Według informacji RMF-u rząd ma już wstępne plany na obostrzenia po 17 stycznia. Według nich część ograniczeń może zostać zniesiona, ale najprawdopodobniej większość się nie zmieni. Finalnie wszystko będzie zależeć od danych na temat nowych zakażeń.
Polski rząd wprowadził od 28 grudnia do 17 stycznia narodową kwarantannę. Zamknięte są stoki, hotele, szkoły, restauracje, siłownie oraz wiele innych miejsc. Według ustaleń RMF-u rządzący mają już wstępne plany na obostrzenia po narodowej kwarantannie.
Rząd chciałby aby od 18 stycznia do szkół wróciły dzieci z klas I-III podstawówki. Takie plany spowodowane są przede wszystkim zdrowiem psychicznym dzieci. Te w końcu już od dłuższego czasu uwięzione są w domach.
Poza tym planowane jest również wznowienie działalności stoków narciarskich oraz hoteli. Rząd liczy na to, że jeśli otworzy te podmioty gospodarcze po feriach to nie będzie dużego obłożenia. Nie do końca wiadomy jest los galerii handlowych po 17 stycznia. Na razie nad tą kwestią wciąż trwają debaty. Resort zdrowia najprawdopodobniej nie będzie miał nic przeciwko ich otwarciu.

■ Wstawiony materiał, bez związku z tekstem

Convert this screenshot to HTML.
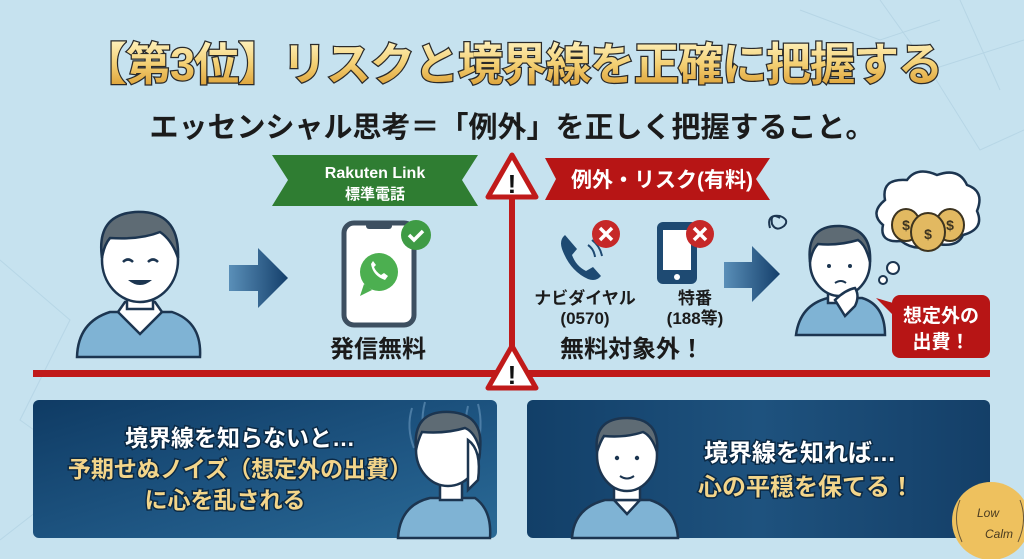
<!DOCTYPE html>
<html><head><meta charset="utf-8"><style>
body{margin:0;width:1024px;height:559px;overflow:hidden;background:#c6e2ef;font-family:"Liberation Sans","Noto Sans CJK JP",sans-serif;}
svg{position:absolute;left:0;top:0}
</style></head><body>
<svg width="1024" height="559" viewBox="0 0 1024 559" xmlns="http://www.w3.org/2000/svg">
<defs>
<linearGradient id="gold" x1="0" y1="0" x2="0" y2="1"><stop offset="0" stop-color="#fff3c0"/><stop offset="0.5" stop-color="#f3cf72"/><stop offset="1" stop-color="#d99a2e"/></linearGradient>
<linearGradient id="arr" x1="0" y1="0" x2="1" y2="0"><stop offset="0" stop-color="#5a8fb8"/><stop offset="1" stop-color="#143f6b"/></linearGradient>
<linearGradient id="pan" x1="0" y1="0" x2="1" y2="1"><stop offset="0" stop-color="#0f3b64"/><stop offset="0.6" stop-color="#1f5784"/><stop offset="1" stop-color="#2a6a96"/></linearGradient>
<linearGradient id="pan2" x1="0" y1="0" x2="1" y2="0"><stop offset="0" stop-color="#123f68"/><stop offset="0.5" stop-color="#1e527e"/><stop offset="1" stop-color="#143f68"/></linearGradient>
</defs>
<!-- background network lines -->
<g stroke="#b3d3e3" stroke-width="1" fill="none" opacity="0.8">
<path d="M0 260 L70 320 L20 420 L90 470 L0 540"/><path d="M880 0 L930 70 L1024 40 M930 70 L980 150 L1024 130 M960 0 L1000 90"/>
<path d="M800 10 L880 40 L940 20"/>
</g>
<!-- title -->
<text x="512" y="80" text-anchor="middle" font-size="45" font-weight="bold" fill="url(#gold)" stroke="#2a2a2a" stroke-width="2.5" paint-order="stroke" style="letter-spacing:-1px">【第3位】リスクと境界線を正確に把握する</text>
<text x="512" y="137" text-anchor="middle" font-size="29" font-weight="bold" fill="#1b1b1b">エッセンシャル思考＝「例外」を正しく把握すること。</text>

<!-- red lines -->
<rect x="509" y="170" width="6" height="202" fill="#c01a1a"/>
<rect x="33" y="370" width="957" height="7" fill="#c01a1a"/>
<g>
<polygon points="512,155 488,197 536,197" fill="#fff" stroke="#c01a1a" stroke-width="5" stroke-linejoin="round"/>
<text x="512" y="193" text-anchor="middle" font-size="26" font-weight="bold" fill="#111">!</text>
<polygon points="512,346 488,388 536,388" fill="#fff" stroke="#c01a1a" stroke-width="5" stroke-linejoin="round"/>
<text x="512" y="384" text-anchor="middle" font-size="26" font-weight="bold" fill="#111">!</text>
</g>

<!-- green ribbon -->
<polygon points="272,155 478,155 462,180 478,206 272,206 288,180" fill="#2f7d32"/>
<text x="375" y="178" text-anchor="middle" font-size="16" font-weight="bold" fill="#fff">Rakuten Link</text>
<text x="375" y="199" text-anchor="middle" font-size="15" font-weight="bold" fill="#fff">標準電話</text>
<!-- red ribbon -->
<polygon points="545,158 770,158 756,179 770,200 545,200 556,179" fill="#b71515"/>
<text x="662" y="187" text-anchor="middle" font-size="21" font-weight="bold" fill="#fff">例外・リスク(有料)</text>

<!-- left person -->
<g stroke="#1c3550" stroke-width="2.5">
<path d="M77 357 Q78 322 110 312 L172 312 Q202 322 200 357 Z" fill="#7fb3d4"/>
<path d="M118 312 L140 334 L162 312 L155 302 L125 302 Z" fill="#fff"/>
<rect x="127" y="285" width="26" height="24" fill="#fff"/>
<ellipse cx="140" cy="260" rx="38" ry="42" fill="#fff"/>
<path d="M102 258 Q96 215 135 212 Q180 210 178 258 Q172 240 160 232 Q140 240 110 238 Q104 245 102 258 Z" fill="#5e6b74"/>
</g>
<path d="M123 262 q5 -5 10 0 M148 262 q5 -5 10 0" stroke="#1c3550" stroke-width="2.5" fill="none"/>
<path d="M128 280 q12 10 24 0 Z" fill="#1c3550"/>

<!-- arrows -->
<polygon points="229,265 258,265 258,248 288,278 258,308 258,291 229,291" fill="url(#arr)"/>
<polygon points="724,262 752,262 752,246 780,274 752,302 752,288 724,288" fill="url(#arr)"/>

<!-- phone -->
<rect x="344" y="223" width="70" height="102" rx="10" fill="#fff" stroke="#3d4f60" stroke-width="5"/>
<rect x="366" y="223" width="26" height="6" rx="3" fill="#3d4f60"/>
<circle cx="379" cy="272" r="19" fill="#4caf50"/>
<polygon points="364,284 360,296 372,290" fill="#4caf50"/>
<path d="M371 264 q2 12 14 16 l3 -4 l-4 -3 l-3 2 q-5 -3 -7 -8 l2 -2 l-3 -4 Z" fill="#fff"/>
<circle cx="416" cy="235" r="15" fill="#3f9b45"/>
<path d="M409 235 l5 5 l9 -9" stroke="#fff" stroke-width="3.5" fill="none"/>
<text x="378" y="357" text-anchor="middle" font-size="24" font-weight="bold" fill="#1b1b1b">発信無料</text>

<!-- handset -->
<path d="M565 235 q-6 5 -3 14 q8 22 26 30 q8 3 13 -3 l-8 -9 l-7 4 q-10 -5 -14 -16 l5 -6 Z" fill="#1e4a72"/>
<path d="M588 245 q6 4 7 12 M592 240 q8 6 10 16" stroke="#1e4a72" stroke-width="2" fill="none"/>
<circle cx="606" cy="234" r="14" fill="#c62828"/>
<path d="M600 228 l12 12 M612 228 l-12 12" stroke="#fff" stroke-width="3.5"/>
<rect x="657" y="222" width="40" height="62" rx="6" fill="#1e4a72"/>
<rect x="663" y="230" width="28" height="40" fill="#fff"/>
<circle cx="677" cy="277" r="3" fill="#fff"/>
<circle cx="700" cy="234" r="14" fill="#c62828"/>
<path d="M694 228 l12 12 M706 228 l-12 12" stroke="#fff" stroke-width="3.5"/>
<g font-size="17" font-weight="bold" fill="#1b1b1b" text-anchor="middle">
<text x="585" y="304">ナビダイヤル</text><text x="585" y="324">(0570)</text>
<text x="695" y="304">特番</text><text x="695" y="324">(188等)</text>
</g>
<text x="632" y="357" text-anchor="middle" font-size="24" font-weight="bold" fill="#1b1b1b">無料対象外！</text>

<!-- worried person -->
<path d="M780 218 q-10 -6 -8 6 q4 8 12 2 q6 -6 -4 -10 q-14 -2 -10 12" stroke="#1c3550" stroke-width="2" fill="none"/>
<g stroke="#1c3550" stroke-width="2.5">
<path d="M796 335 Q800 305 828 298 L862 298 Q885 305 885 335 Z" fill="#7fb3d4"/>
<rect x="828" y="285" width="22" height="18" fill="#fff"/>
<ellipse cx="840" cy="262" rx="30" ry="34" fill="#fff"/>
<path d="M810 262 Q806 225 840 226 Q872 228 870 262 Q866 245 858 240 Q838 246 818 244 Q812 250 810 262 Z" fill="#5e6b74"/>
<path d="M835 300 q10 -10 20 -12 q5 8 0 18 l-10 10 Z" fill="#fff"/>
</g>
<circle cx="829" cy="266" r="2" fill="#1c3550"/><circle cx="850" cy="266" r="2" fill="#1c3550"/>
<path d="M835 283 q6 -4 11 0" stroke="#1c3550" stroke-width="2" fill="none"/>
<!-- cloud -->
<path d="M885 200 q-4 -22 22 -20 q10 -14 30 -5 q22 -8 30 10 q18 6 10 26 q8 18 -14 24 q-6 14 -30 8 q-16 10 -32 -2 q-22 2 -18 -16 q-14 -12 2 -25 Z" fill="#fff" stroke="#1c3550" stroke-width="2.5"/>
<circle cx="893" cy="268" r="6" fill="#fff" stroke="#1c3550" stroke-width="2"/>
<circle cx="883" cy="280" r="4" fill="#fff" stroke="#1c3550" stroke-width="2"/>
<g stroke="#3d3420" stroke-width="2" fill="#e2b961">
<ellipse cx="906" cy="225" rx="14" ry="16"/><ellipse cx="950" cy="225" rx="14" ry="16"/><ellipse cx="928" cy="232" rx="17" ry="19"/>
</g>
<g font-size="14" font-weight="bold" fill="#3d3420" text-anchor="middle"><text x="906" y="230">$</text><text x="950" y="230">$</text><text x="928" y="239">$</text></g>
<!-- red callout -->
<polygon points="876,298 900,305 896,318" fill="#b71515"/>
<rect x="892" y="295" width="98" height="63" rx="8" fill="#b71515"/>
<text x="941" y="322" text-anchor="middle" font-size="19" font-weight="bold" fill="#fff">想定外の</text>
<text x="941" y="348" text-anchor="middle" font-size="19" font-weight="bold" fill="#fff">出費！</text>

<!-- bottom panels -->
<rect x="33" y="400" width="464" height="138" rx="6" fill="url(#pan)"/>
<rect x="527" y="400" width="463" height="138" rx="6" fill="url(#pan2)"/>
<g stroke="#5f8fb5" stroke-width="2" fill="none" opacity="0.7">
<path d="M412 408 q-6 20 2 40 M425 402 q-6 22 2 50 M478 404 q6 22 -2 50 M468 406 q-6 25 2 50"/>
</g>
<!-- left bottom person -->
<g stroke="#1c3550" stroke-width="2.5">
<path d="M398 538 Q400 505 430 498 L475 498 Q492 510 490 538 Z" fill="#7fb3d4"/>
<rect x="440" y="480" width="22" height="20" fill="#fff"/>
<ellipse cx="448" cy="450" rx="32" ry="36" fill="#fff"/>
<path d="M416 450 Q412 410 450 412 Q484 414 480 450 Q475 432 465 428 Q445 434 422 432 Q418 440 416 450 Z" fill="#5e6b74"/>
<path d="M468 440 q14 10 10 40 l-10 10 Z" fill="#fff"/>
</g>
<text x="240" y="446" text-anchor="middle" font-size="23" font-weight="bold" fill="#fff" stroke="#0c2a45" stroke-width="3" paint-order="stroke">境界線を知らないと…</text>
<text x="240" y="477" text-anchor="middle" font-size="23" font-weight="bold" fill="#f3d58a" stroke="#0c2a45" stroke-width="3" paint-order="stroke">予期せぬノイズ（想定外の出費）</text>
<text x="225" y="508" text-anchor="middle" font-size="23" font-weight="bold" fill="#f3d58a" stroke="#0c2a45" stroke-width="3" paint-order="stroke">に心を乱される</text>
<!-- right bottom person -->
<g stroke="#1c3550" stroke-width="2.5">
<path d="M572 538 Q574 508 605 500 L650 500 Q676 508 678 538 Z" fill="#7fb3d4"/>
<path d="M614 500 l13 14 l13 -14 Z" fill="#fff"/>
<rect x="614" y="482" width="26" height="18" fill="#fff"/>
<ellipse cx="627" cy="455" rx="30" ry="36" fill="#fff"/>
<path d="M597 452 Q593 418 627 418 Q660 418 657 452 Q652 436 643 432 Q625 438 604 436 Q600 442 597 452 Z" fill="#5e6b74"/>
</g>
<circle cx="617" cy="458" r="2.2" fill="#1c3550"/><circle cx="637" cy="458" r="2.2" fill="#1c3550"/>
<path d="M620 476 q7 5 14 0" stroke="#1c3550" stroke-width="2" fill="none"/>
<text x="800" y="461" text-anchor="middle" font-size="24" font-weight="bold" fill="#fff" stroke="#0c2a45" stroke-width="3" paint-order="stroke">境界線を知れば…</text>
<text x="806" y="495" text-anchor="middle" font-size="24" font-weight="bold" fill="#f3d58a" stroke="#0c2a45" stroke-width="3" paint-order="stroke">心の平穏を保てる！</text>
<!-- logo -->
<circle cx="991" cy="521" r="39" fill="#eec15e"/>
<g stroke="#6b5a3a" stroke-width="1" fill="none"><path d="M960 500 q-8 20 2 42 M1020 500 q8 20 -2 42"/></g>
<text x="977" y="517" font-size="12" fill="#4a3b20" font-style="italic">Low</text>
<text x="985" y="538" font-size="12" fill="#4a3b20" font-style="italic">Calm</text>
</svg>
</body></html>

Zamknięte pozostać mają natomiast siłownie, kluby fitness oraz restauracje. Według rządowych badań w tych miejscach ryzyko zakażenia jest największe.
Oczywiście rozkład obostrzeń po 17 stycznia zależeć będzie od danych na temat najnowszych zakażeń. Minister zdrowia już wcześniej zapowiadał, ze jeśli sytuacja nie będzie się poprawiać to ograniczenia nie będą znoszone.